There seems to be technical challenges to this plan, although laudable. A top official of a major airline wanted to know how the aircraft government intends to acquire would suit the plan of different airlines in the country.
"Every airline has a business plan. You cannot dump aircraft on them. For example, Aero Contractors operates largely Boeing 737 aircraft and it has engineers trained for this aircraft type; it has spares for the aircraft. Now, if you bring Embraer, new aircraft demands new risk analysis. What is the marketability of the aircraft? Will the passengers like the aircraft?"
The official said that the business plan of a normal airline may be that it operates two or three different aircraft types and it has spares for these aircraft types.
"The airline has also done its route analysis and research and decided on the aircraft it would be operating, so how can it add another different aircraft type to its fleet which it does not have the technical personnel and spares for?" the official queried.
But THISDAY investigations revealed that government does not intend to dump any aircraft type on the airlines. When the financing is made available, the airlines will decide on which aircraft they want to operate and government would facilitate the acquisition with the aircraft manufacturer. In this regard, there are two or three manufacturing companies that are in advanced stages of negotiations with government for the aircraft acquisition initiative.
However, doubts continue to linger over the capacity of the airlines to keep to the terms of the agreement with government. Many believe that the airlines would renege on the payment terms for the aircraft, just as they did in the past with the intervention fund.
"What is the collateral for aircraft? What is the ownership arrangement? With the aircraft be leased to or owned by airlines? In the event of accidents, who becomes liable for the aircraft? Will the government act as the lessor?

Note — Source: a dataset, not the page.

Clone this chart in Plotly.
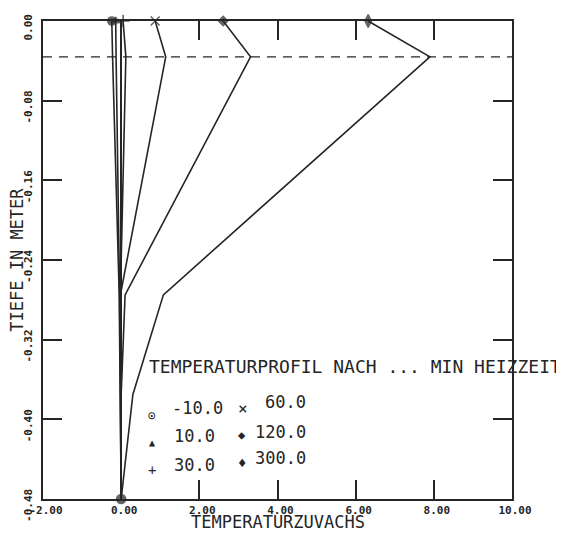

What is the depreciation factor and who is going to support the airplanes with spare parts in the event of default?" the source also asked.
Industry expert and former Secretary General of Africa Airlines Association (AFRAA), Nick Fadugba, warned government in a recent interview with THISDAY on how it exposes itself to airline debts. "If the government is going to provide $1 billion or $500 million in guarantees for aircraft financing, who is going to negotiate these deals with the aircraft manufacturers and leasing companies?
"Is there anybody within government that can negotiate in terms of aircraft prices and contractual terms and conditions? We don't have that kind of competence within government. Only a few airlines in Nigeria have various degrees of skills in this complex area.
"But if the government is going to lend public funds to airlines, which will be secured by aircraft assets, then the government should ensure that it has the capacity to spend on aircraft residual values and aircraft remarketing to minimise its exposure," he advised.
Fadugba further explained: "This is because what the government is getting into now is aircraft asset-based lending. And this is a very complex and potentially risky area in which even seasoned leasing companies around the world have lost money when they got it wrong."
Nonetheless, he maintained that in principle, all the airlines in Nigeria should be given every possible support. "However, there are legitimate concerns that the debt exposure of Nigerian airlines is very high. Besides, that the debts is not being serviced regularly by the beneficiaries of the intervention fund. So to now talk about a $1 billion aircraft guarantee fund requires us to exercise caution."